Objective — Filter the records below and copy every line containing the word "seaborn".

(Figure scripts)
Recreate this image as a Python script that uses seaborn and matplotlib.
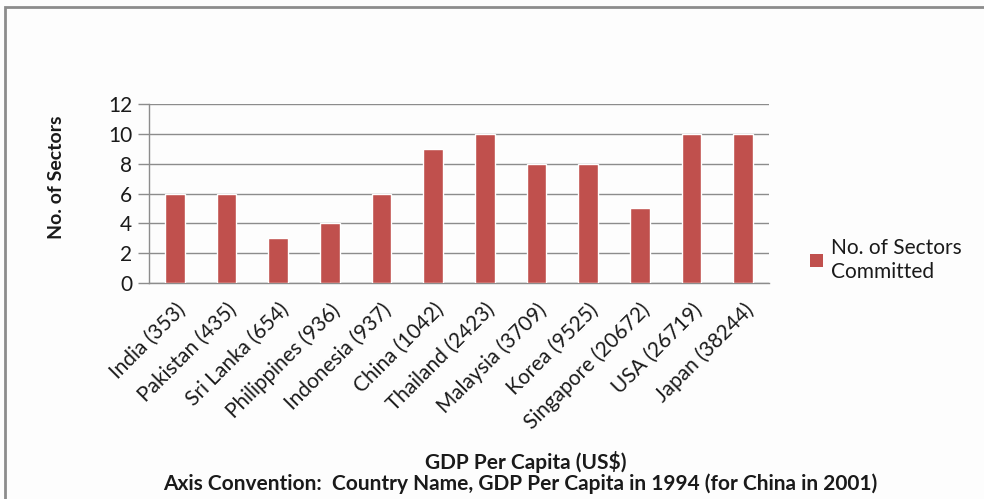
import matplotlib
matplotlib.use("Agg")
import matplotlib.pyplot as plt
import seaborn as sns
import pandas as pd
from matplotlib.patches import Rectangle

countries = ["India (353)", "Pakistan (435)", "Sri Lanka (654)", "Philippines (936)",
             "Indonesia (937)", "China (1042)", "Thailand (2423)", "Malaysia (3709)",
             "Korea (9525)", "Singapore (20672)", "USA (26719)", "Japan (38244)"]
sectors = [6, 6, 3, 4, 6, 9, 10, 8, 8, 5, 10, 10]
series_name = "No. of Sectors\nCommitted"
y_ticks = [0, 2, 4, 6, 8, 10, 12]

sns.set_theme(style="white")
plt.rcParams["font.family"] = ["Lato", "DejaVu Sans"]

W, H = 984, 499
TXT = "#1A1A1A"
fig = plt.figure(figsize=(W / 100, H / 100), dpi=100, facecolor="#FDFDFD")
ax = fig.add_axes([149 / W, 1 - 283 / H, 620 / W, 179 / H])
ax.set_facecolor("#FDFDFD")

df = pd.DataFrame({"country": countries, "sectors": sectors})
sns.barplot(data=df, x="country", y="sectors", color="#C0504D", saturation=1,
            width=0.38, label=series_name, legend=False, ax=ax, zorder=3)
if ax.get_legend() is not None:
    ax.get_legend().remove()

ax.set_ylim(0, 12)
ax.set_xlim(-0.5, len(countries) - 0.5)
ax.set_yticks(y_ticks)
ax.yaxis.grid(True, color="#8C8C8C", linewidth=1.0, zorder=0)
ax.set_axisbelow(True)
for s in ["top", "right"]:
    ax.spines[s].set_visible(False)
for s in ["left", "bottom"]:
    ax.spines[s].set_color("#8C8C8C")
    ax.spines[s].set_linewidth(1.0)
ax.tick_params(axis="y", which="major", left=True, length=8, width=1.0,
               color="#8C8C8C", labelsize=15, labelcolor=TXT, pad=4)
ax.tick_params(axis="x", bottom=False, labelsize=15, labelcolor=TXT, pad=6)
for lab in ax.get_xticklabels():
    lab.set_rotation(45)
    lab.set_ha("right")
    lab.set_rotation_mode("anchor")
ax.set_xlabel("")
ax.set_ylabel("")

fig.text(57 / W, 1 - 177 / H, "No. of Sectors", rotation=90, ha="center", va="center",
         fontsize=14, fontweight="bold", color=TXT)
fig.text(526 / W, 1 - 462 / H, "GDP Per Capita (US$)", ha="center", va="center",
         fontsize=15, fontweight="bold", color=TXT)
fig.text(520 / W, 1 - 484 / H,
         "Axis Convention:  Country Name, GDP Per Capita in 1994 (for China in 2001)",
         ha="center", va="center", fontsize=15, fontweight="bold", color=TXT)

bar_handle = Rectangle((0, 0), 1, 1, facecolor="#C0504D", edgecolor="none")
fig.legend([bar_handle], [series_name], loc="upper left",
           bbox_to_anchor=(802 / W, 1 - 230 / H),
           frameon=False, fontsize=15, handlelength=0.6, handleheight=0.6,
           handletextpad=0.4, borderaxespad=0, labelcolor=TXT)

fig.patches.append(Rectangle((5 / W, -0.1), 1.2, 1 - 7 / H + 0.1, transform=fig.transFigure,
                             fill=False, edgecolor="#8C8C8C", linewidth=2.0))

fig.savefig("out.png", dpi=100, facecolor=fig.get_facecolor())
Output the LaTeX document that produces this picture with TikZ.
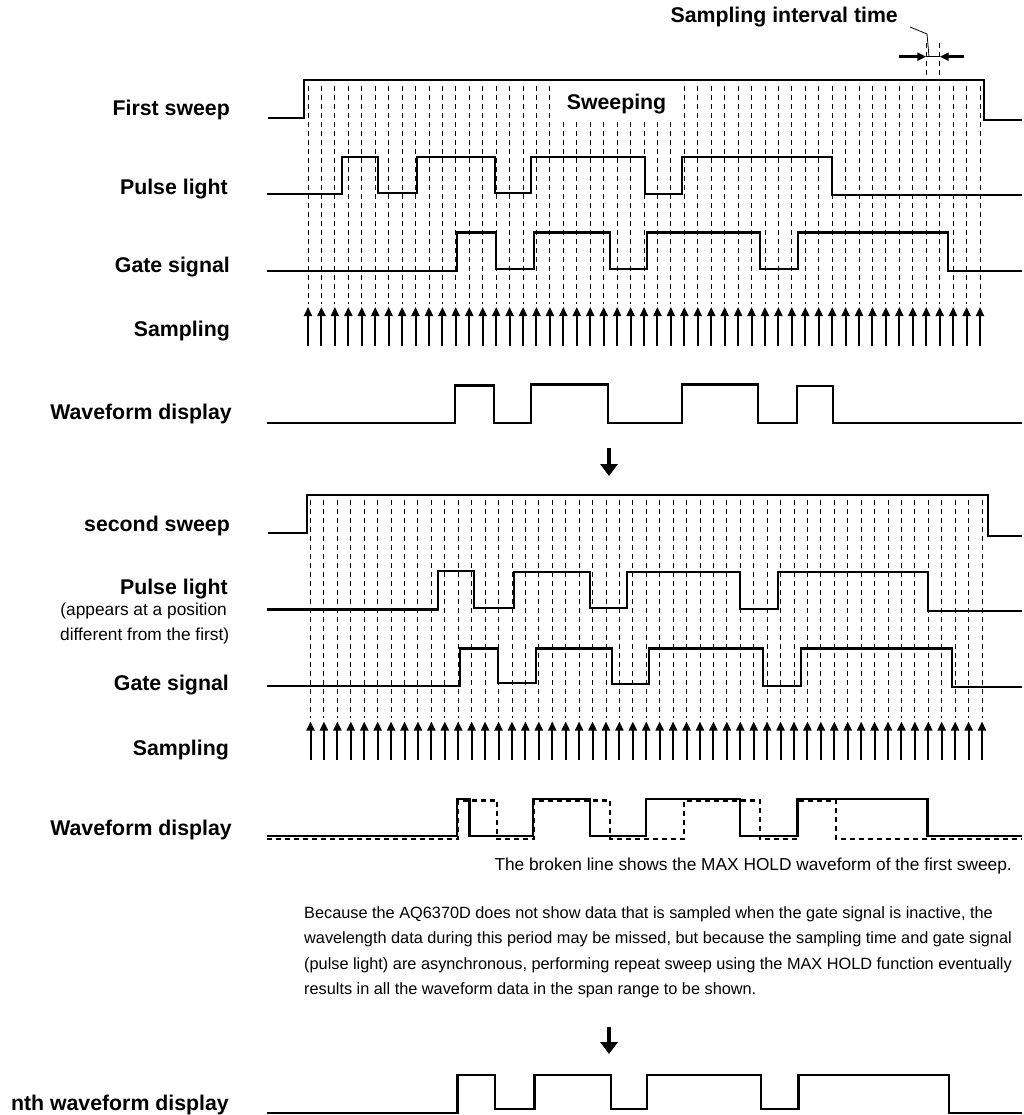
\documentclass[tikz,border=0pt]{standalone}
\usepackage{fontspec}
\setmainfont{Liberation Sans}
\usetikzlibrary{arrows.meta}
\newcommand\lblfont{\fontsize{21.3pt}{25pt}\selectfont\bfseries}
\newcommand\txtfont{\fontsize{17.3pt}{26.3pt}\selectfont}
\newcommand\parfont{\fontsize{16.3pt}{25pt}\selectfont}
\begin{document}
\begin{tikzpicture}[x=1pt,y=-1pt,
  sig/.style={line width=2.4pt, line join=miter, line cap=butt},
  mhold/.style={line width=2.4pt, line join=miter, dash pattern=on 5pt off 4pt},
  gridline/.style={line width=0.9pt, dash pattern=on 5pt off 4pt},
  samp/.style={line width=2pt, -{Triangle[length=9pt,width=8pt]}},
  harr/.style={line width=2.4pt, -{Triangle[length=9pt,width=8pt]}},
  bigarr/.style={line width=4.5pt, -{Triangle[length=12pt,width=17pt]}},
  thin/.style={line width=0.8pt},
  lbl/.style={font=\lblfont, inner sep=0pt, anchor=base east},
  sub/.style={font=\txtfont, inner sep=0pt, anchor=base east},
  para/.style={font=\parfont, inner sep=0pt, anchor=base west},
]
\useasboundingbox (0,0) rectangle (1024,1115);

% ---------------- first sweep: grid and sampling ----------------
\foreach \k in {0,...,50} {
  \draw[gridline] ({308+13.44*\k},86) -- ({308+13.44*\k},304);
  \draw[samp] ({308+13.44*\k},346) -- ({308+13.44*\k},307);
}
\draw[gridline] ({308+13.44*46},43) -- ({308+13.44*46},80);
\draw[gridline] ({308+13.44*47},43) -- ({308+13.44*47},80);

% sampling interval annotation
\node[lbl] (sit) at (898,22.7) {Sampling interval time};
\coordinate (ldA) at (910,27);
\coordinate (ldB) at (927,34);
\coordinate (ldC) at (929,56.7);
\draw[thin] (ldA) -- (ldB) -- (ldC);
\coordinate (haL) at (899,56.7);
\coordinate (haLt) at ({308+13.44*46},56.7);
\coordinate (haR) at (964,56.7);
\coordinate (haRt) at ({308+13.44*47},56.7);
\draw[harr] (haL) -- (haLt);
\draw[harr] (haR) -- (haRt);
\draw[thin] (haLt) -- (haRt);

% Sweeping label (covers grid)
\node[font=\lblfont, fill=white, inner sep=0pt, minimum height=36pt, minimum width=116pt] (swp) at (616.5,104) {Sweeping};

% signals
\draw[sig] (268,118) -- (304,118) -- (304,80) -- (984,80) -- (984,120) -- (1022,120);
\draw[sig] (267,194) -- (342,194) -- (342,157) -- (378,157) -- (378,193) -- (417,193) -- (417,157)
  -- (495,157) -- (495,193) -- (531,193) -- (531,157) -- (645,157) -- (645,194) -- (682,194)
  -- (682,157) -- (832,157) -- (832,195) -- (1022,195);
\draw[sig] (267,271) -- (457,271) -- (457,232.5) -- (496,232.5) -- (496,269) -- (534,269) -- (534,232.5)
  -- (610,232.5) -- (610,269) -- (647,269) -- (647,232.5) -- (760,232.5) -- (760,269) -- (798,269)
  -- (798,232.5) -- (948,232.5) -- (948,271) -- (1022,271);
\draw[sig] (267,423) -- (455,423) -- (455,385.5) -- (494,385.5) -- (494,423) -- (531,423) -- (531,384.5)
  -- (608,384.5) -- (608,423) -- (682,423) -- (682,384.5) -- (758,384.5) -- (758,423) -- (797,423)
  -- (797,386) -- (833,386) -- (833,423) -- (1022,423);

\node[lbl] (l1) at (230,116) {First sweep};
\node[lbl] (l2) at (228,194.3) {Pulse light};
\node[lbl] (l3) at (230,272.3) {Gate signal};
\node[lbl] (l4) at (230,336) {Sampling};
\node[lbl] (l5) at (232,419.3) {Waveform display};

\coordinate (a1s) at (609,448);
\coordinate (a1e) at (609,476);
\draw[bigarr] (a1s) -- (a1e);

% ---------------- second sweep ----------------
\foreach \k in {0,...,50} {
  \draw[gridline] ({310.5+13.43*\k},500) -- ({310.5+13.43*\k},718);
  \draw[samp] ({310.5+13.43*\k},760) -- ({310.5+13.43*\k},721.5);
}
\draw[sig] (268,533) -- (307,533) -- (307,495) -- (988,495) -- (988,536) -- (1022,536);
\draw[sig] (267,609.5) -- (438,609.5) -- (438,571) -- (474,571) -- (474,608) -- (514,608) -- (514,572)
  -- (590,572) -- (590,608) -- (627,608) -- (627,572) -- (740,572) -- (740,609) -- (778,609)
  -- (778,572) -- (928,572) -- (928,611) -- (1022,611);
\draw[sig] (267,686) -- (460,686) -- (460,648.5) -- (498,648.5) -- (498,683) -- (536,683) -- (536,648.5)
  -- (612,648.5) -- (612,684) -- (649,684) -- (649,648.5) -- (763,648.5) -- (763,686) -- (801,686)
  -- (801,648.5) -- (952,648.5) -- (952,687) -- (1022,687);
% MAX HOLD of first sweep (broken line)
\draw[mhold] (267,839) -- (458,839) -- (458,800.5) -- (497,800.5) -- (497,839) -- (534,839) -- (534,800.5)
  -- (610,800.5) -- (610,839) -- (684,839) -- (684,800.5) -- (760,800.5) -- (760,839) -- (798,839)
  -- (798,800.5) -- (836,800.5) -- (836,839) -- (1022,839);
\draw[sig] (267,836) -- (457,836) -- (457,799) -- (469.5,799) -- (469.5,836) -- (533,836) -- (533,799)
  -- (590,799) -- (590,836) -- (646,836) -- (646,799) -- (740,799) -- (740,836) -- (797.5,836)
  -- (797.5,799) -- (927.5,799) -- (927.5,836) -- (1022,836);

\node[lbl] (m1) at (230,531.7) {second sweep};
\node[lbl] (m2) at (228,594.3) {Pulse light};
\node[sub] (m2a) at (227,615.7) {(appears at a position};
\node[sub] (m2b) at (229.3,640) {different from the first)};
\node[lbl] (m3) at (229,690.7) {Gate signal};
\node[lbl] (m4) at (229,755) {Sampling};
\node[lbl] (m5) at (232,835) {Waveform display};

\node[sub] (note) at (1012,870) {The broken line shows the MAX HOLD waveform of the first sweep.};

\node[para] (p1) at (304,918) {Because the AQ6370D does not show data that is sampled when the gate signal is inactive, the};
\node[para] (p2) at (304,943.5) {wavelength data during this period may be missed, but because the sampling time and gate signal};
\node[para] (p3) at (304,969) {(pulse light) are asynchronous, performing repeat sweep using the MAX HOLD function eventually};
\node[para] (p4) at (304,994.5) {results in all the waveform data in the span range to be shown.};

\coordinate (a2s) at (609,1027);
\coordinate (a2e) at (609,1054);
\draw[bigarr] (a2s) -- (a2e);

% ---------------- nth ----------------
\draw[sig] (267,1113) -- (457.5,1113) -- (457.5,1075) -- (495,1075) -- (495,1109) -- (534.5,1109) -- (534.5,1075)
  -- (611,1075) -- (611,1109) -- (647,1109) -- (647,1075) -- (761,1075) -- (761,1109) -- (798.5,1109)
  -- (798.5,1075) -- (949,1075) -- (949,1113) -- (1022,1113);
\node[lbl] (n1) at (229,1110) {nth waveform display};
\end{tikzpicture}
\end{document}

Result —
Recreate this image as a Python script that uses seaborn and matplotlib.
import seaborn as sns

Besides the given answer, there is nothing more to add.